The prospect of one day hurtling through a metal pipe at more than 621mph/1,000kph in a levitating Hyperloop pod might seem like a pipe dream, but public and private organizations in the Netherlands are deadly serious about making it a reality.

This week, Dutch startup Hardt Global Mobility unveiled Europe's first Hyperloop test facility in Delft, nestling among a cluster of young high-tech companies and academic buildings in the western Netherlands.

The test facility is 30 meters (98ft) long and has a cross-section of three meters, which can support tests on a full-scale Hyperloop pod at low speeds.

Built with the global construction company BAM, and with investments and support from the Dutch infrastructure and environment ministry, the Delft University of Technology and national train company NS, Hardt will operate the test facility to develop its own Hyperloop transportation system.

Hardt is made up of former members of the Delft Hyperloop Team, a Delft University of Technology student group that won Elon Musk's Hyperloop Competition Weekend I in January. Four months later, and with financial backing, some members of the team formed Hardt.

While the test facility's overall structure has been completed, Hardt will continue installing hardware that will enable it to test the system's magnetic levitation and vacuum capabilities. The company aims to build a high-speed test facility in 2019, according to Hardt co-founder Tim Houter.

Dutch infrastructure and environment minister Melanie Schultz van Haegen said the Hyperloop's high speeds and environmental friendliness were the main draws that got the government interested in supporting the Hyperloop's development. The Hyperloop concept has zero emissions.

Although the Hyperloop concept has existed since at least the 1860s, SpaceX founder Elon Musk popularized it in August 2013, when he published a design manifesto entitled Hyperloop Alpha. Since then, enthusiasts and entrepreneurs have been developing their own versions of the Hyperloop.

California-based Hyperloop One exhibited its test track in Nevada in March. Hyperloop Transportation Technologies, also based in California, is currently building a prototype of its Hyperloop pod that is slated for completion in 2018.

These Hyperloop companies are now looking to Europe to support their ideas. Hyperloop Transportation Technologies has an "exploratory agreement" with Brno, in the Czech Republic, to create a Hyperloop line to Bratislava. Hyperloop One recently visited government officials in Lithuania and has also been discussing partnerships with the Dutch government.

"We know that H1 is talking to people here.
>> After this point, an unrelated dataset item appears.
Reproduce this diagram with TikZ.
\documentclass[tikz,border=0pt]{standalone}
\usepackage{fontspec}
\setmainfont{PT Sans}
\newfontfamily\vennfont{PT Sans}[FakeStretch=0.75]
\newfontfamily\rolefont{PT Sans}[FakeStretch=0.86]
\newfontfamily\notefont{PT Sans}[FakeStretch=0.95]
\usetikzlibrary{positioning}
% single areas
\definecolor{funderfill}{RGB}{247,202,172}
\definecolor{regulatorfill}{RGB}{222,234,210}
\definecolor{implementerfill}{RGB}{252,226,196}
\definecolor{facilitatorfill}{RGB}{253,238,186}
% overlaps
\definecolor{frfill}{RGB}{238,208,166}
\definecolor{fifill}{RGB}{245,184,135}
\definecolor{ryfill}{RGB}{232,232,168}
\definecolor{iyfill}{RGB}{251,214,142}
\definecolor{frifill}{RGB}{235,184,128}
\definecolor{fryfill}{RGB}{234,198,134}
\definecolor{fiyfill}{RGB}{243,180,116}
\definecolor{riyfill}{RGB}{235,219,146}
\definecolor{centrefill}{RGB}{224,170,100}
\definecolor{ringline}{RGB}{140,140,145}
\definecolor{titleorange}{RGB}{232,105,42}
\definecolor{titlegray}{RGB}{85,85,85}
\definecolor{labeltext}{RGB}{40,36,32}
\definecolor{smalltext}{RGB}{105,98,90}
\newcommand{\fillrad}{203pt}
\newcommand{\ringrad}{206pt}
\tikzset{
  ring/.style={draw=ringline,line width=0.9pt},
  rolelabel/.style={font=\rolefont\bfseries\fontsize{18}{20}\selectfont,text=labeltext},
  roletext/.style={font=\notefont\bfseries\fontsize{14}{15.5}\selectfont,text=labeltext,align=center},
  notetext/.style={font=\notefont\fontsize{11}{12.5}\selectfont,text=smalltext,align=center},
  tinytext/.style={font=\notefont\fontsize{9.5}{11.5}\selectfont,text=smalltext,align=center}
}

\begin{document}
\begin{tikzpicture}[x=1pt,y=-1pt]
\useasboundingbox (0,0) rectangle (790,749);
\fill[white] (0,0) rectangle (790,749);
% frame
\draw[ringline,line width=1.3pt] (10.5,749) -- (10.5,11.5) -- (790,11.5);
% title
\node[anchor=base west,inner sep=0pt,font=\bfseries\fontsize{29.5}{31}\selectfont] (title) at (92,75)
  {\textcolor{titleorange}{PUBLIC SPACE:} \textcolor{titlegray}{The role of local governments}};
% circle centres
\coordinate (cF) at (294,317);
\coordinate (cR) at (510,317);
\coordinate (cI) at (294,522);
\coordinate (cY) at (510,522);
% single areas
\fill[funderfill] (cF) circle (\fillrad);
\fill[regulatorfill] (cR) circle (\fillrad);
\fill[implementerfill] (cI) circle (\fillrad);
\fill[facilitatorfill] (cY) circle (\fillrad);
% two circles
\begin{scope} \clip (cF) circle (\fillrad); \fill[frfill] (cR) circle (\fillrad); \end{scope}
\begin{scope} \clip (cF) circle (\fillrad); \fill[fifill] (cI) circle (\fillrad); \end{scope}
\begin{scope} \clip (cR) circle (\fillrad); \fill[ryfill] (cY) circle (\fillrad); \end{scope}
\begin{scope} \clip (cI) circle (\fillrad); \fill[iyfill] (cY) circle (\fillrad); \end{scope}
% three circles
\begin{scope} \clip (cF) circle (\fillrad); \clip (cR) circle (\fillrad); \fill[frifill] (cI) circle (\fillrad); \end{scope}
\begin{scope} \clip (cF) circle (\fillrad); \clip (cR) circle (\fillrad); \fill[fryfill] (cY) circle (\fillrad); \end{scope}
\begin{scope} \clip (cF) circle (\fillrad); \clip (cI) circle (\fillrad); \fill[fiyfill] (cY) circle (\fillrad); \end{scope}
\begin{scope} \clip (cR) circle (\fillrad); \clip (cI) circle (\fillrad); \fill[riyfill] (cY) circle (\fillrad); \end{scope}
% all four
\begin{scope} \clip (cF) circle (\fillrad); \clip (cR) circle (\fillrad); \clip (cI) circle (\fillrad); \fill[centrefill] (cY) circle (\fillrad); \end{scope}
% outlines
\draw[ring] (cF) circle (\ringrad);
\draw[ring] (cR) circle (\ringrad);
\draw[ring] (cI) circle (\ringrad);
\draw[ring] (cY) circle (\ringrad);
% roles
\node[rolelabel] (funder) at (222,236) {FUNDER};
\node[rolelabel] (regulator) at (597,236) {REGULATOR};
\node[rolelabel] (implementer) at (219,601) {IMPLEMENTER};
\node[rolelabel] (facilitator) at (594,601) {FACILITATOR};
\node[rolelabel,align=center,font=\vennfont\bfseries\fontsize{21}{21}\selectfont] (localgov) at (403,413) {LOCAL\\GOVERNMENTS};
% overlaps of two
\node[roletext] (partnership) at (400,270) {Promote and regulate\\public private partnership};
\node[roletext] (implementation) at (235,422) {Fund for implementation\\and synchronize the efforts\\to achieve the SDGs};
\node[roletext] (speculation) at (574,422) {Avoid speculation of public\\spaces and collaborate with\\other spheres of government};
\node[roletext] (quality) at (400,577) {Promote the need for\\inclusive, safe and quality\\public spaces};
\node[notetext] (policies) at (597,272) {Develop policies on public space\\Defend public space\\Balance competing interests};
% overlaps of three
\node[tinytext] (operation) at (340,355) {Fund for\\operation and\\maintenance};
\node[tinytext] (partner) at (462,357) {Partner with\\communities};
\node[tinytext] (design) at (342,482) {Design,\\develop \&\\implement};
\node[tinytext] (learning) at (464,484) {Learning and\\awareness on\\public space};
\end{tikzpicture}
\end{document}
We're talking most of the time to the same people," Houter told ZDNet.

Due to its increasingly dense urban populations, the Netherlands may be one of the most logical places to install the Hyperloop. The Randstad area, a region that includes the Netherlands' four largest cities, Amsterdam, The Hague, Rotterdam and Utrecht, is set to grow by about 700,000 people by 2025, according to Statistics Netherlands. Amsterdam will grow by 110,000 people alone.
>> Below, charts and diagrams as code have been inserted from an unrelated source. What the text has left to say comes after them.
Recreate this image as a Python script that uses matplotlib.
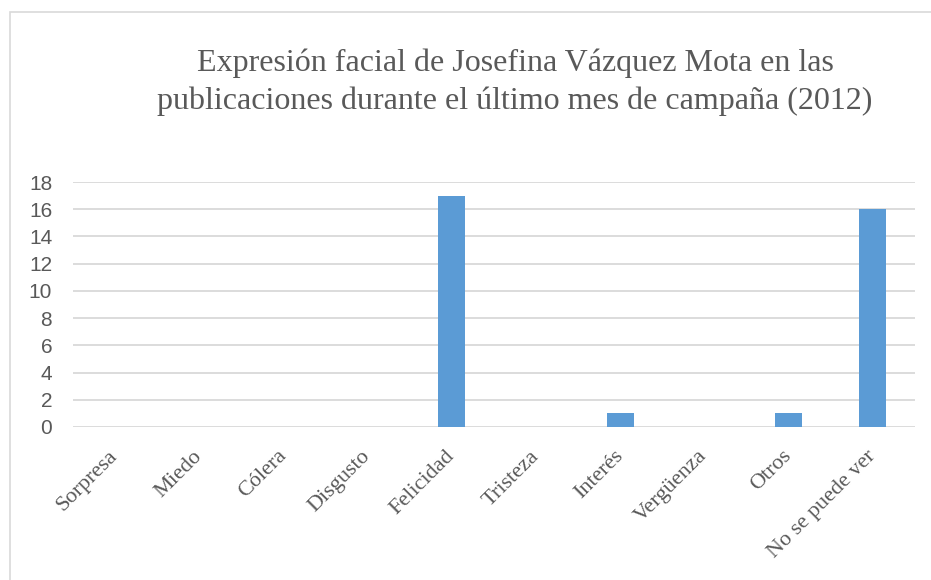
import matplotlib.pyplot as plt
import numpy as np
from matplotlib.patches import Rectangle

categorias = ['Sorpresa', 'Miedo', 'Cólera', 'Disgusto', 'Felicidad',
              'Tristeza', 'Interés', 'Vergüenza', 'Otros', 'No se puede ver']
valores = [0, 0, 0, 0, 17, 0, 1, 0, 1, 16]
y_ticks = [0, 2, 4, 6, 8, 10, 12, 14, 16, 18]

titulo = ('Expresión facial de Josefina Vázquez Mota en las\n'
          'publicaciones durante el último mes de campaña (2012)')

fig = plt.figure(figsize=(9.31, 5.8), dpi=100)
# marco exterior del gráfico (recortado a la derecha y abajo)
fig.patches.append(Rectangle((10 / 931, -0.1), 1.2, 1 - 12 / 580 + 0.1,
                             transform=fig.transFigure, fill=False,
                             edgecolor='#d9d9d9', linewidth=1.2))

ax = fig.add_axes([73 / 931, 1 - 427 / 580, (915 - 73) / 931, (427 - 182) / 580])
x = np.arange(len(categorias))
ax.bar(x, valores, width=0.32, color='#5b9bd5', zorder=3)

ax.set_xlim(-0.5, len(categorias) - 0.5)
ax.set_ylim(0, 18)
ax.set_yticks(y_ticks)
ax.yaxis.grid(True, color='#d9d9d9', linewidth=1.3, zorder=0)
for s in ax.spines.values():
    s.set_visible(False)
ax.tick_params(axis='both', length=0)
ax.tick_params(axis='y', pad=15, labelsize=15, labelcolor='#595959')
for lab in ax.get_yticklabels():
    lab.set_fontfamily('Liberation Sans')

ax.set_xticks(x)
ax.set_xticklabels(categorias, rotation=45, ha='right', va='center',
                   rotation_mode='anchor', family='Liberation Serif',
                   fontsize=16, color='#595959')
ax.tick_params(axis='x', pad=19)

fig.text(515 / 931, 1 - 82 / 580, titulo, ha='center', va='center',
         family='Liberation Serif', fontsize=23, color='#595959',
         linespacing=1.38)

fig.savefig('out.png', dpi=100)
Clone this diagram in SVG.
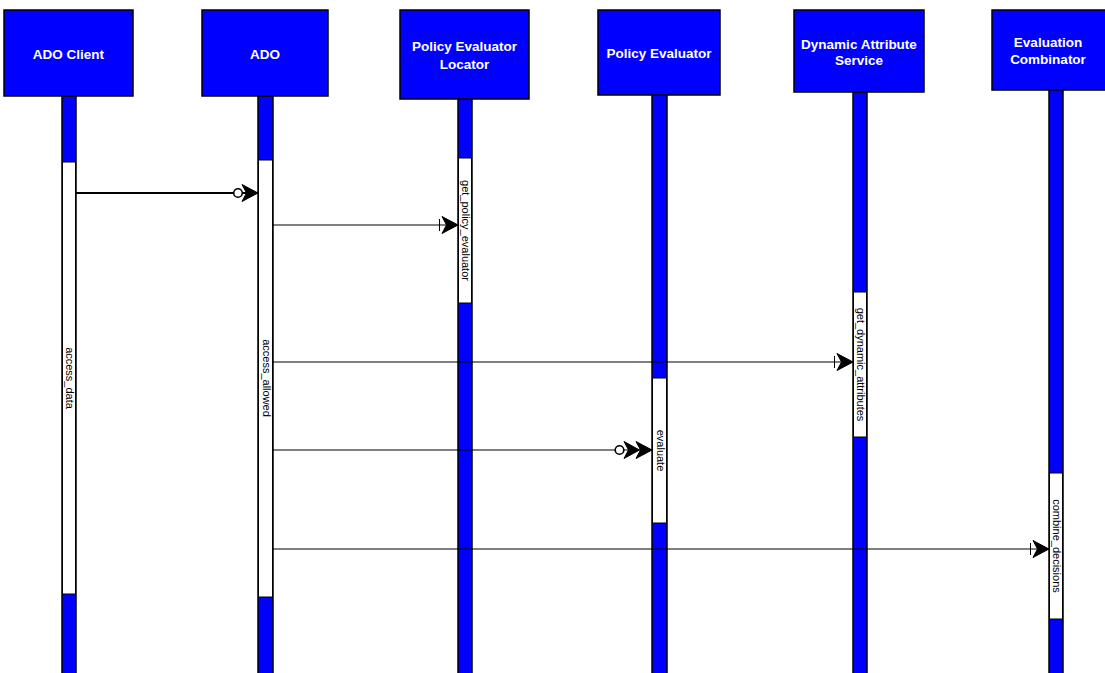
<svg xmlns="http://www.w3.org/2000/svg" width="1105" height="673" viewBox="0 0 1105 673">
<style>
.box{fill:#0000ff;stroke:#000;stroke-width:1.5}
.life{fill:#0000ff;stroke:#000;stroke-width:1.5}
.act{fill:#fff;stroke:#000;stroke-width:1}
.title{font-family:"Liberation Sans",Arial,sans-serif;font-weight:bold;font-size:13.5px;fill:#fff;text-anchor:middle}
.lbl{font-family:"Liberation Sans",Arial,sans-serif;font-size:11px;fill:#000;text-anchor:middle;dominant-baseline:central}
.msg{stroke:#000;stroke-width:1;fill:none}
.msg2{stroke:#000;stroke-width:2;fill:none}
</style>
<defs>
<marker id="mCircArrow" markerUnits="userSpaceOnUse" viewBox="-28 -10 30 20" refX="0" refY="0" markerWidth="30" markerHeight="20" orient="auto" overflow="visible">
<circle cx="-20" cy="0" r="4.3" fill="#fff" stroke="#000" stroke-width="1.6"/>
<path d="M0,0 L-16,-8.5 L-11.5,0 L-16,8.5 Z" fill="#000" stroke="#000" stroke-width="1"/>
</marker>
<marker id="mCircDouble" markerUnits="userSpaceOnUse" viewBox="-40 -10 42 20" refX="0" refY="0" markerWidth="42" markerHeight="20" orient="auto" overflow="visible">
<circle cx="-32.5" cy="0" r="4.3" fill="#fff" stroke="#000" stroke-width="1.6"/>
<path d="M-12.5,0 L-28,-8.5 L-23.5,0 L-28,8.5 Z" fill="#000" stroke="#000" stroke-width="1"/>
<path d="M0,0 L-16,-8.5 L-11.5,0 L-16,8.5 Z" fill="#000" stroke="#000" stroke-width="1"/>
</marker>
<marker id="mTickArrow" markerUnits="userSpaceOnUse" viewBox="-22 -10 24 20" refX="0" refY="0" markerWidth="24" markerHeight="20" orient="auto" overflow="visible">
<path d="M-18.5,-6 L-18.5,6" stroke="#000" stroke-width="1" fill="none"/>
<path d="M0,0 L-16,-8.5 L-11.5,0 L-16,8.5 Z" fill="#000" stroke="#000" stroke-width="1"/>
</marker>
</defs>

<g id="adoClient">
<rect class="life" x="62" y="96" width="14" height="580"/>
<rect class="act" x="62.5" y="162" width="13" height="432"/>
<text class="lbl" transform="translate(70,378) rotate(90)">access_data</text>
<rect class="box" x="4" y="10" width="129" height="86"/>
<text class="title" x="68.5" y="59">ADO Client</text>
</g>

<g id="ado">
<rect class="life" x="258" y="96" width="15" height="580"/>
<rect class="act" x="258.5" y="160" width="14" height="437"/>
<text class="lbl" transform="translate(266.5,378) rotate(90)">access_allowed</text>
<rect class="box" x="202" y="10" width="126" height="86"/>
<text class="title" x="265" y="59">ADO</text>
</g>

<g id="policyEvaluatorLocator">
<rect class="life" x="458" y="98" width="14" height="578"/>
<rect class="act" x="458.5" y="158" width="13" height="145"/>
<text class="lbl" transform="translate(466,230.5) rotate(90)">get_policy_evaluator</text>
<rect class="box" x="400" y="10" width="129" height="89"/>
<text class="title" x="464.5" y="51">Policy Evaluator</text>
<text class="title" x="464.5" y="69">Locator</text>
</g>

<g id="policyEvaluator">
<rect class="life" x="652" y="95" width="15" height="581"/>
<rect class="act" x="652.5" y="378" width="14" height="145"/>
<text class="lbl" transform="translate(660.5,450.5) rotate(90)">evaluate</text>
<rect class="box" x="598" y="10" width="122" height="85"/>
<text class="title" x="659" y="58">Policy Evaluator</text>
</g>

<g id="dynamicAttributeService">
<rect class="life" x="853" y="92" width="14" height="584"/>
<rect class="act" x="853.5" y="292" width="13" height="145"/>
<text class="lbl" transform="translate(861,364.5) rotate(90)">get_dynamic_attributes</text>
<rect class="box" x="794" y="10" width="130" height="82"/>
<text class="title" x="859" y="48.5">Dynamic Attribute</text>
<text class="title" x="859" y="65">Service</text>
</g>

<g id="evaluationCombinator">
<rect class="life" x="1049" y="89" width="14" height="587"/>
<rect class="act" x="1049.5" y="473" width="13" height="146"/>
<text class="lbl" transform="translate(1057,546) rotate(90)">combine_decisions</text>
<rect class="box" x="992" y="10" width="120" height="80"/>
<text class="title" x="1048" y="47">Evaluation</text>
<text class="title" x="1048" y="64">Combinator</text>
</g>

<g id="connectors">
<line class="msg2" x1="76" y1="193" x2="258" y2="193" marker-end="url(#mCircArrow)"/>
<line class="msg" x1="273" y1="225" x2="458" y2="225" marker-end="url(#mTickArrow)"/>
<line class="msg" x1="273" y1="362" x2="853" y2="362" marker-end="url(#mTickArrow)"/>
<line class="msg" x1="273" y1="450" x2="652" y2="450" marker-end="url(#mCircDouble)"/>
<line class="msg" x1="273" y1="549" x2="1049" y2="549" marker-end="url(#mTickArrow)"/>
</g>
</svg>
Without experimenting with new transportation modes, BAM Infra director Marinus Schimmel said, the country's roads and air and train systems will eventually hit capacity. For BAM, the Hyperloop is a good investment because its construction costs and building times are similar to those of trains.

Houter sees using a Dutch Hyperloop to carry not only passengers but also industrial and maritime freight. According to the Netherlands Foreign Investment Agency, around two-thirds of all the EU's maritime freight travels through the Netherlands.

Hardt aims to realize its first commercial route, traveling from Amsterdam to Paris in under one hour, by 2021.